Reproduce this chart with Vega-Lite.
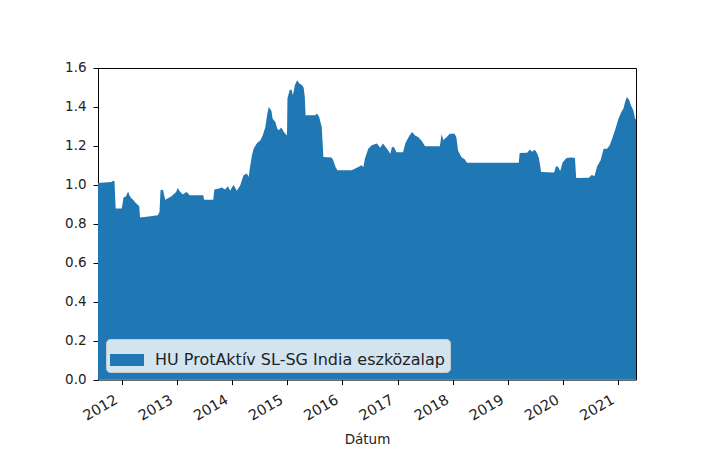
{
  "$schema": "https://vega.github.io/schema/vega-lite/v6.json",
  "width": 538,
  "height": 311.6,
  "autosize": "none",
  "padding": {"left": 98, "top": 68, "right": 71, "bottom": 88},
  "background": "white",
  "config": {
    "view": {"stroke": "black", "strokeWidth": 1},
    "font": "DejaVu Sans"
  },
  "data": {
    "values": [
      {"date": "2011-07-28", "value": 1.01},
      {"date": "2011-10-27", "value": 1.015},
      {"date": "2011-11-01", "value": 1.02},
      {"date": "2011-11-14", "value": 1.02},
      {"date": "2011-11-22", "value": 0.878},
      {"date": "2012-01-01", "value": 0.878},
      {"date": "2012-01-06", "value": 0.9},
      {"date": "2012-01-13", "value": 0.935},
      {"date": "2012-01-29", "value": 0.94},
      {"date": "2012-02-08", "value": 0.96},
      {"date": "2012-02-14", "value": 0.963},
      {"date": "2012-02-21", "value": 0.945},
      {"date": "2012-03-06", "value": 0.93},
      {"date": "2012-03-15", "value": 0.925},
      {"date": "2012-03-28", "value": 0.912},
      {"date": "2012-04-19", "value": 0.895},
      {"date": "2012-04-26", "value": 0.89},
      {"date": "2012-05-01", "value": 0.832},
      {"date": "2012-06-28", "value": 0.838},
      {"date": "2012-08-27", "value": 0.844},
      {"date": "2012-09-07", "value": 0.86},
      {"date": "2012-09-14", "value": 0.972},
      {"date": "2012-09-30", "value": 0.975},
      {"date": "2012-10-15", "value": 0.924},
      {"date": "2012-10-30", "value": 0.93},
      {"date": "2012-11-23", "value": 0.94},
      {"date": "2012-12-08", "value": 0.95},
      {"date": "2012-12-26", "value": 0.963},
      {"date": "2013-01-06", "value": 0.985},
      {"date": "2013-01-16", "value": 0.97},
      {"date": "2013-02-08", "value": 0.951},
      {"date": "2013-03-03", "value": 0.963},
      {"date": "2013-03-11", "value": 0.96},
      {"date": "2013-03-25", "value": 0.946},
      {"date": "2013-06-24", "value": 0.946},
      {"date": "2013-06-29", "value": 0.924},
      {"date": "2013-08-29", "value": 0.924},
      {"date": "2013-09-05", "value": 0.976},
      {"date": "2013-09-30", "value": 0.98},
      {"date": "2013-10-24", "value": 0.986},
      {"date": "2013-11-15", "value": 0.976},
      {"date": "2013-12-04", "value": 0.993},
      {"date": "2013-12-19", "value": 0.97},
      {"date": "2014-01-10", "value": 1.0},
      {"date": "2014-02-01", "value": 0.97},
      {"date": "2014-02-23", "value": 0.997},
      {"date": "2014-03-17", "value": 1.049},
      {"date": "2014-04-09", "value": 1.058},
      {"date": "2014-04-20", "value": 1.04},
      {"date": "2014-05-01", "value": 1.1},
      {"date": "2014-05-12", "value": 1.152},
      {"date": "2014-05-23", "value": 1.186},
      {"date": "2014-06-15", "value": 1.215},
      {"date": "2014-07-07", "value": 1.229},
      {"date": "2014-07-22", "value": 1.254},
      {"date": "2014-08-09", "value": 1.297},
      {"date": "2014-08-20", "value": 1.357},
      {"date": "2014-08-31", "value": 1.4},
      {"date": "2014-09-18", "value": 1.379},
      {"date": "2014-09-26", "value": 1.34},
      {"date": "2014-10-14", "value": 1.323},
      {"date": "2014-10-26", "value": 1.289},
      {"date": "2014-11-05", "value": 1.28},
      {"date": "2014-11-23", "value": 1.294},
      {"date": "2014-12-09", "value": 1.271},
      {"date": "2014-12-30", "value": 1.254},
      {"date": "2015-01-02", "value": 1.443},
      {"date": "2015-01-16", "value": 1.486},
      {"date": "2015-01-29", "value": 1.49},
      {"date": "2015-02-07", "value": 1.46},
      {"date": "2015-02-20", "value": 1.511},
      {"date": "2015-03-07", "value": 1.537},
      {"date": "2015-03-22", "value": 1.52},
      {"date": "2015-04-09", "value": 1.511},
      {"date": "2015-04-19", "value": 1.5},
      {"date": "2015-04-27", "value": 1.45},
      {"date": "2015-05-02", "value": 1.357},
      {"date": "2015-07-05", "value": 1.357},
      {"date": "2015-07-16", "value": 1.366},
      {"date": "2015-07-31", "value": 1.349},
      {"date": "2015-08-17", "value": 1.297},
      {"date": "2015-08-24", "value": 1.2},
      {"date": "2015-08-28", "value": 1.143},
      {"date": "2015-10-21", "value": 1.14},
      {"date": "2015-11-01", "value": 1.126},
      {"date": "2015-11-16", "value": 1.092},
      {"date": "2015-11-29", "value": 1.075},
      {"date": "2016-03-01", "value": 1.075},
      {"date": "2016-03-23", "value": 1.083},
      {"date": "2016-04-14", "value": 1.092},
      {"date": "2016-05-07", "value": 1.1},
      {"date": "2016-05-18", "value": 1.09},
      {"date": "2016-05-29", "value": 1.135},
      {"date": "2016-06-20", "value": 1.186},
      {"date": "2016-07-13", "value": 1.203},
      {"date": "2016-08-16", "value": 1.212},
      {"date": "2016-09-07", "value": 1.19},
      {"date": "2016-09-25", "value": 1.212},
      {"date": "2016-10-22", "value": 1.186},
      {"date": "2016-11-13", "value": 1.16},
      {"date": "2016-11-24", "value": 1.195},
      {"date": "2016-12-10", "value": 1.19},
      {"date": "2016-12-23", "value": 1.168},
      {"date": "2017-02-05", "value": 1.168},
      {"date": "2017-02-20", "value": 1.212},
      {"date": "2017-03-14", "value": 1.246},
      {"date": "2017-04-05", "value": 1.271},
      {"date": "2017-04-26", "value": 1.254},
      {"date": "2017-05-18", "value": 1.245},
      {"date": "2017-06-09", "value": 1.225},
      {"date": "2017-07-01", "value": 1.198},
      {"date": "2017-10-07", "value": 1.198},
      {"date": "2017-10-18", "value": 1.26},
      {"date": "2017-10-30", "value": 1.23},
      {"date": "2017-11-20", "value": 1.245},
      {"date": "2017-12-11", "value": 1.263},
      {"date": "2018-01-12", "value": 1.263},
      {"date": "2018-01-24", "value": 1.245},
      {"date": "2018-02-04", "value": 1.177},
      {"date": "2018-02-26", "value": 1.143},
      {"date": "2018-03-21", "value": 1.13},
      {"date": "2018-04-05", "value": 1.114},
      {"date": "2019-03-13", "value": 1.114},
      {"date": "2019-03-19", "value": 1.164},
      {"date": "2019-05-08", "value": 1.165},
      {"date": "2019-05-25", "value": 1.182},
      {"date": "2019-06-09", "value": 1.17},
      {"date": "2019-06-28", "value": 1.18},
      {"date": "2019-07-14", "value": 1.16},
      {"date": "2019-07-25", "value": 1.135},
      {"date": "2019-08-08", "value": 1.066},
      {"date": "2019-11-02", "value": 1.063},
      {"date": "2019-11-15", "value": 1.097},
      {"date": "2019-12-01", "value": 1.09},
      {"date": "2019-12-12", "value": 1.07},
      {"date": "2019-12-28", "value": 1.115},
      {"date": "2020-01-23", "value": 1.138},
      {"date": "2020-02-20", "value": 1.14},
      {"date": "2020-03-19", "value": 1.138},
      {"date": "2020-03-27", "value": 1.035},
      {"date": "2020-06-19", "value": 1.037},
      {"date": "2020-07-07", "value": 1.05},
      {"date": "2020-07-26", "value": 1.045},
      {"date": "2020-08-13", "value": 1.095},
      {"date": "2020-09-04", "value": 1.125},
      {"date": "2020-09-25", "value": 1.186},
      {"date": "2020-10-18", "value": 1.186},
      {"date": "2020-11-04", "value": 1.203},
      {"date": "2020-11-20", "value": 1.237},
      {"date": "2020-12-11", "value": 1.285},
      {"date": "2021-01-01", "value": 1.34},
      {"date": "2021-01-21", "value": 1.375},
      {"date": "2021-02-03", "value": 1.392},
      {"date": "2021-02-14", "value": 1.425},
      {"date": "2021-02-25", "value": 1.451},
      {"date": "2021-03-12", "value": 1.437},
      {"date": "2021-03-25", "value": 1.408},
      {"date": "2021-04-09", "value": 1.383},
      {"date": "2021-04-21", "value": 1.34},
      {"date": "2021-04-27", "value": 1.335}
    ]
  },
  "mark": {"type": "area", "interpolate": "linear"},
  "encoding": {
    "x": {
      "field": "date",
      "type": "temporal",
      "scale": {"nice": false},
      "axis": {
        "title": "Dátum",
        "titleFontSize": 13.5,
        "titleFontWeight": "normal",
        "titleColor": "#222",
        "titlePadding": 10,
        "format": "%Y",
        "tickCount": {"interval": "year", "step": 1},
        "grid": false,
        "domain": false,
        "ticks": true,
        "tickSize": 5,
        "tickColor": "black",
        "labelAngle": -30,
        "labelAlign": "right",
        "labelBaseline": "top",
        "labelPadding": 8,
        "labelOffset": -9,
        "labelFontSize": 14.5,
        "labelColor": "#222",
        "labelFlush": false,
        "labelOverlap": false
      }
    },
    "y": {
      "field": "value",
      "type": "quantitative",
      "scale": {"domain": [0, 1.6], "nice": false, "zero": true},
      "axis": {
        "title": null,
        "values": [0, 0.2, 0.4, 0.6, 0.8, 1.0, 1.2, 1.4, 1.6],
        "format": ".1f",
        "grid": false,
        "domain": false,
        "tickSize": 5,
        "tickColor": "black",
        "labelPadding": 7,
        "labelFontSize": 13.5,
        "labelColor": "#222",
        "labelFlush": false,
        "labelOverlap": false
      }
    },
    "color": {
      "datum": "HU ProtAktív SL-SG India eszközalap",
      "type": "nominal",
      "scale": {"range": ["#1f77b4"]},
      "legend": {
        "title": null,
        "orient": "bottom-left",
        "offset": 8,
        "padding": 4,
        "fillColor": "#d2e4f0",
        "strokeColor": "#c8ccd0",
        "cornerRadius": 4,
        "symbolType": "M-1,-0.35H1V0.35H-1Z",
        "symbolSize": 1156,
        "symbolStrokeWidth": 0,
        "symbolOpacity": 1,
        "labelFontSize": 16,
        "labelLimit": 0,
        "labelOffset": 11,
        "labelColor": "#222"
      }
    }
  }
}
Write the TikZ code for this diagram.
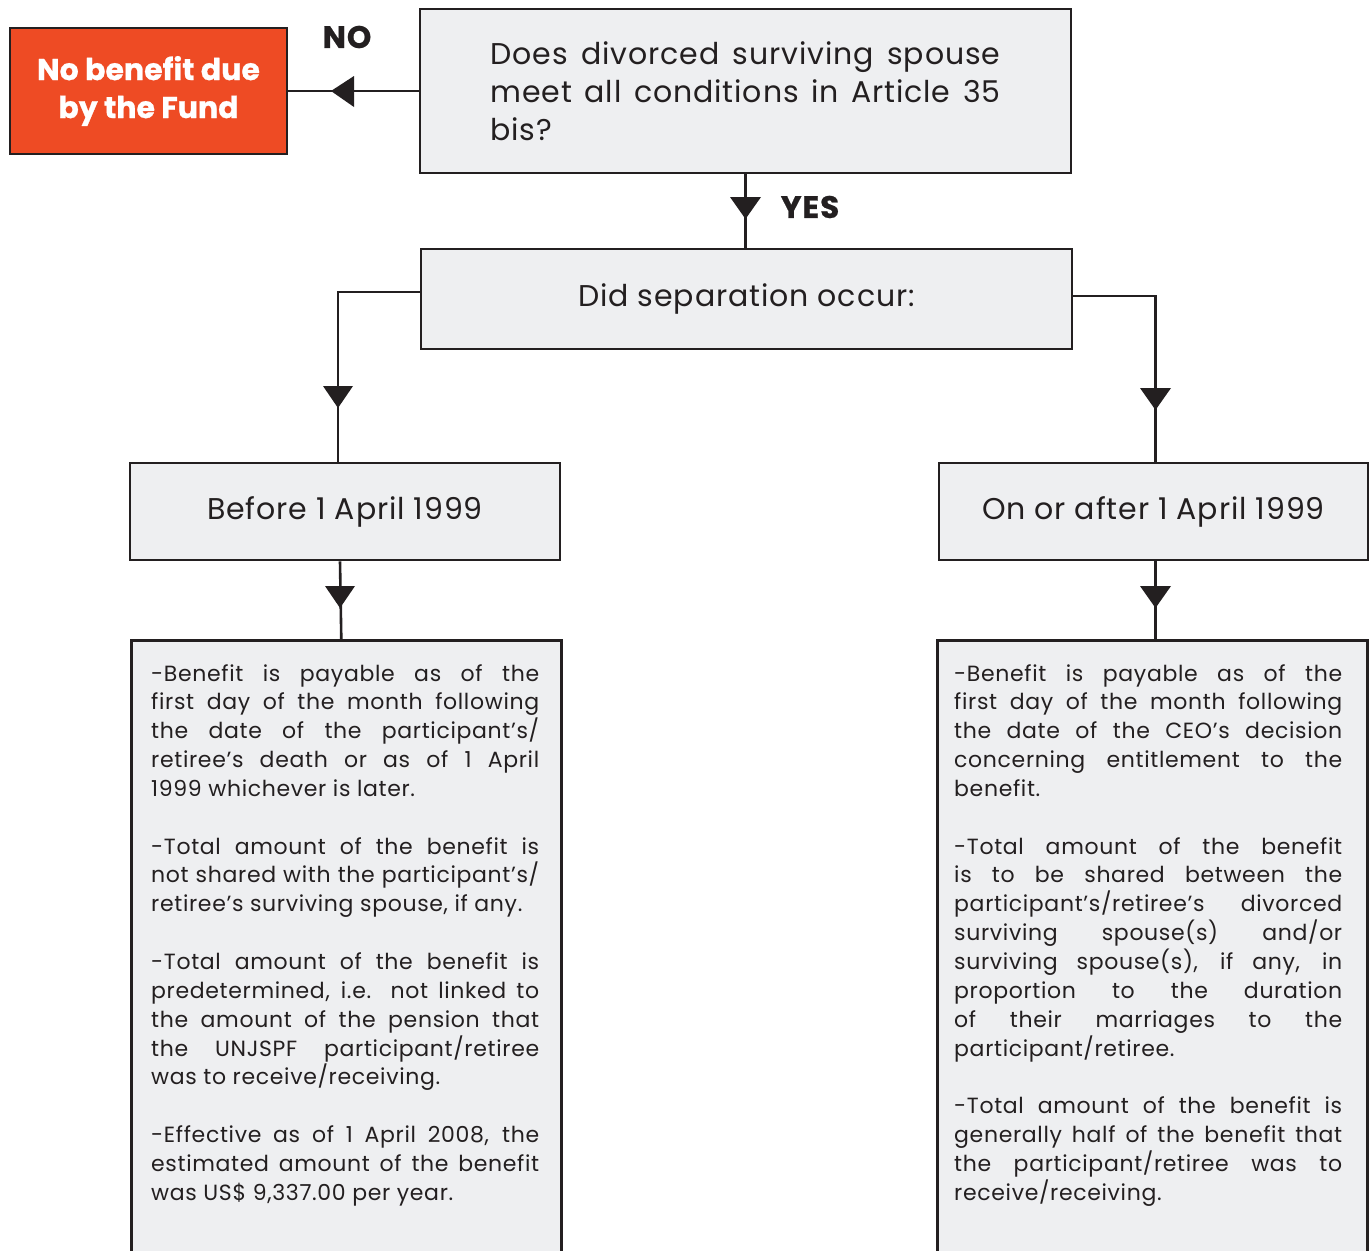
\documentclass[tikz,border=0pt]{standalone}
\usepackage{fontspec}
\setmainfont{Poppins}[LetterSpace=3]
\newfontfamily\heavyfont{Poppins}[BoldFeatures={FakeBold=0.8}]
\newfontfamily\labelfont{Poppins}[LetterSpace=3,BoldFeatures={FakeBold=0.8}]
\definecolor{lc}{HTML}{231F20}
\definecolor{boxgray}{HTML}{EEEFF1}
\definecolor{redfill}{HTML}{EE4B24}
\newcommand\jline[2]{\makebox[#1][s]{#2}}
\tikzset{
  box/.style={draw=lc, line width=2.6pt, fill=boxgray, inner sep=0pt, text=lc},
  redbox/.style={draw=lc, line width=2.6pt, fill=redfill, inner sep=0pt, text=white,
    font=\heavyfont\fontsize{30}{38}\selectfont\bfseries, align=center},
  conn/.style={draw=lc, line width=2.6pt},
  tri/.style={fill=lc},
  lbl/.style={text=lc, font=\labelfont\fontsize{31}{34}\selectfont\bfseries, inner sep=0pt},
  bigtxt/.style={font=\fontsize{30}{38}\selectfont},
  dtxt/.style={text=lc, inner sep=0pt, align=left, font=\fontsize{22}{28.85}\selectfont},
}
\begin{document}
\begin{tikzpicture}[x=1pt,y=-1pt]
\clip (0,0) rectangle (1369,1251);
\fill[white] (0,0) rectangle (1369,1251);

% nodes
\node[redbox, minimum width=277, minimum height=126] (nob) at (148.5,91)
  {No benefit due\\by the Fund};
\node[box, bigtxt, minimum width=651, minimum height=164, align=left] (q) at (745.5,91)
  {\jline{510pt}{Does divorced surviving spouse}\\
   \jline{510pt}{meet all conditions in Article 35}\\
   bis?\hfill\mbox{}};
\node[box, bigtxt, minimum width=651, minimum height=100] (sep) at (746.5,299)
  {Did separation occur:};
\node[box, bigtxt, minimum width=430, minimum height=97] (before) at (345,511.5)
  {Before 1 April 1999};
\node[box, bigtxt, minimum width=429, minimum height=97] (after) at (1153.5,511.5)
  {On or after 1 April 1999};
\node[box, minimum width=430, minimum height=700, anchor=north west] (detL) at (130,639) {};
\node[box, minimum width=430, minimum height=700, anchor=north west] (detR) at (936,639) {};

\node[dtxt, anchor=north west] (txtL) at (151,664) {%
\jline{388pt}{-Benefit is payable as of the}\\
\jline{388pt}{first day of the month following}\\
\jline{388pt}{the date of the participant’s/}\\
\jline{388pt}{retiree’s death or as of 1 April}\\
1999 whichever is later.\\
\mbox{}\\
\jline{388pt}{-Total amount of the benefit is}\\
\jline{388pt}{not shared with the participant’s/}\\
retiree’s surviving spouse, if any.\\
\mbox{}\\
\jline{388pt}{-Total amount of the benefit is}\\
\jline{388pt}{predetermined, i.e. not linked to}\\
\jline{388pt}{the amount of the pension that}\\
\jline{388pt}{the UNJSPF participant/retiree}\\
was to receive/receiving.\\
\mbox{}\\
\jline{388pt}{-Effective as of 1 April 2008, the}\\
\jline{388pt}{estimated amount of the benefit}\\
was US\$ 9,337.00 per year.};

\node[dtxt, anchor=north west] (txtR) at (954,664) {%
\jline{388pt}{-Benefit is payable as of the}\\
\jline{388pt}{first day of the month following}\\
\jline{388pt}{the date of the CEO’s decision}\\
\jline{388pt}{concerning entitlement to the}\\
benefit.\\
\mbox{}\\
\jline{388pt}{-Total amount of the benefit}\\
\jline{388pt}{is to be shared between the}\\
\jline{388pt}{participant’s/retiree’s divorced}\\
\jline{388pt}{surviving spouse(s) and/or}\\
\jline{388pt}{surviving spouse(s), if any, in}\\
\jline{388pt}{proportion to the duration}\\
\jline{388pt}{of their marriages to the}\\
participant/retiree.\\
\mbox{}\\
\jline{388pt}{-Total amount of the benefit is}\\
\jline{388pt}{generally half of the benefit that}\\
\jline{388pt}{the participant/retiree was to}\\
receive/receiving.};

\node[lbl] (no) at (347,37) {NO};
\node[lbl] (yes) at (810,207) {YES};

% connectors
\draw[conn] (q.west) -- (nob.east);
\draw[conn] (q.south) -- (q.south |- sep.north);
\draw[conn] ([yshift=7pt]sep.west) -| ([xshift=-7pt]before.north);
\draw[conn] ([yshift=3pt]sep.east) -| ([xshift=2pt]after.north);
\draw[conn] ([xshift=-5pt]before.south) -- ([xshift=-5pt]detL.north);
\draw[conn] ([xshift=2pt]after.south) -- ([xshift=2pt]after.south |- detR.north);

% arrowheads
\fill[tri] (331,91) -- (354,76) -- (354,107) -- cycle;
\fill[tri] (745.5,219) -- (730,197) -- (761,197) -- cycle;
\fill[tri] (338,408) -- (323,386) -- (353,386) -- cycle;
\fill[tri] (1155.5,410) -- (1140,388) -- (1171,388) -- cycle;
\fill[tri] (340,608) -- (325,586) -- (355,586) -- cycle;
\fill[tri] (1155.5,608) -- (1140,586) -- (1171,586) -- cycle;
\end{tikzpicture}
\end{document}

▶ **EXERCISE TASK**: From the listing above, restate verbatim the lines running from the one with "Write the TikZ code for this diagram." through the one with "anchor=north west] (detR)", inclusive, but not the pictures.

▶ **OUTPUT FOR THIS EXERCISE**:
Write the TikZ code for this diagram.
\documentclass[tikz,border=0pt]{standalone}
\usepackage{fontspec}
\setmainfont{Poppins}[LetterSpace=3]
\newfontfamily\heavyfont{Poppins}[BoldFeatures={FakeBold=0.8}]
\newfontfamily\labelfont{Poppins}[LetterSpace=3,BoldFeatures={FakeBold=0.8}]
\definecolor{lc}{HTML}{231F20}
\definecolor{boxgray}{HTML}{EEEFF1}
\definecolor{redfill}{HTML}{EE4B24}
\newcommand\jline[2]{\makebox[#1][s]{#2}}
\tikzset{
  box/.style={draw=lc, line width=2.6pt, fill=boxgray, inner sep=0pt, text=lc},
  redbox/.style={draw=lc, line width=2.6pt, fill=redfill, inner sep=0pt, text=white,
    font=\heavyfont\fontsize{30}{38}\selectfont\bfseries, align=center},
  conn/.style={draw=lc, line width=2.6pt},
  tri/.style={fill=lc},
  lbl/.style={text=lc, font=\labelfont\fontsize{31}{34}\selectfont\bfseries, inner sep=0pt},
  bigtxt/.style={font=\fontsize{30}{38}\selectfont},
  dtxt/.style={text=lc, inner sep=0pt, align=left, font=\fontsize{22}{28.85}\selectfont},
}
\begin{document}
\begin{tikzpicture}[x=1pt,y=-1pt]
\clip (0,0) rectangle (1369,1251);
\fill[white] (0,0) rectangle (1369,1251);

% nodes
\node[redbox, minimum width=277, minimum height=126] (nob) at (148.5,91)
  {No benefit due\\by the Fund};
\node[box, bigtxt, minimum width=651, minimum height=164, align=left] (q) at (745.5,91)
  {\jline{510pt}{Does divorced surviving spouse}\\
   \jline{510pt}{meet all conditions in Article 35}\\
   bis?\hfill\mbox{}};
\node[box, bigtxt, minimum width=651, minimum height=100] (sep) at (746.5,299)
  {Did separation occur:};
\node[box, bigtxt, minimum width=430, minimum height=97] (before) at (345,511.5)
  {Before 1 April 1999};
\node[box, bigtxt, minimum width=429, minimum height=97] (after) at (1153.5,511.5)
  {On or after 1 April 1999};
\node[box, minimum width=430, minimum height=700, anchor=north west] (detL) at (130,639) {};
\node[box, minimum width=430, minimum height=700, anchor=north west] (detR) at (936,639) {};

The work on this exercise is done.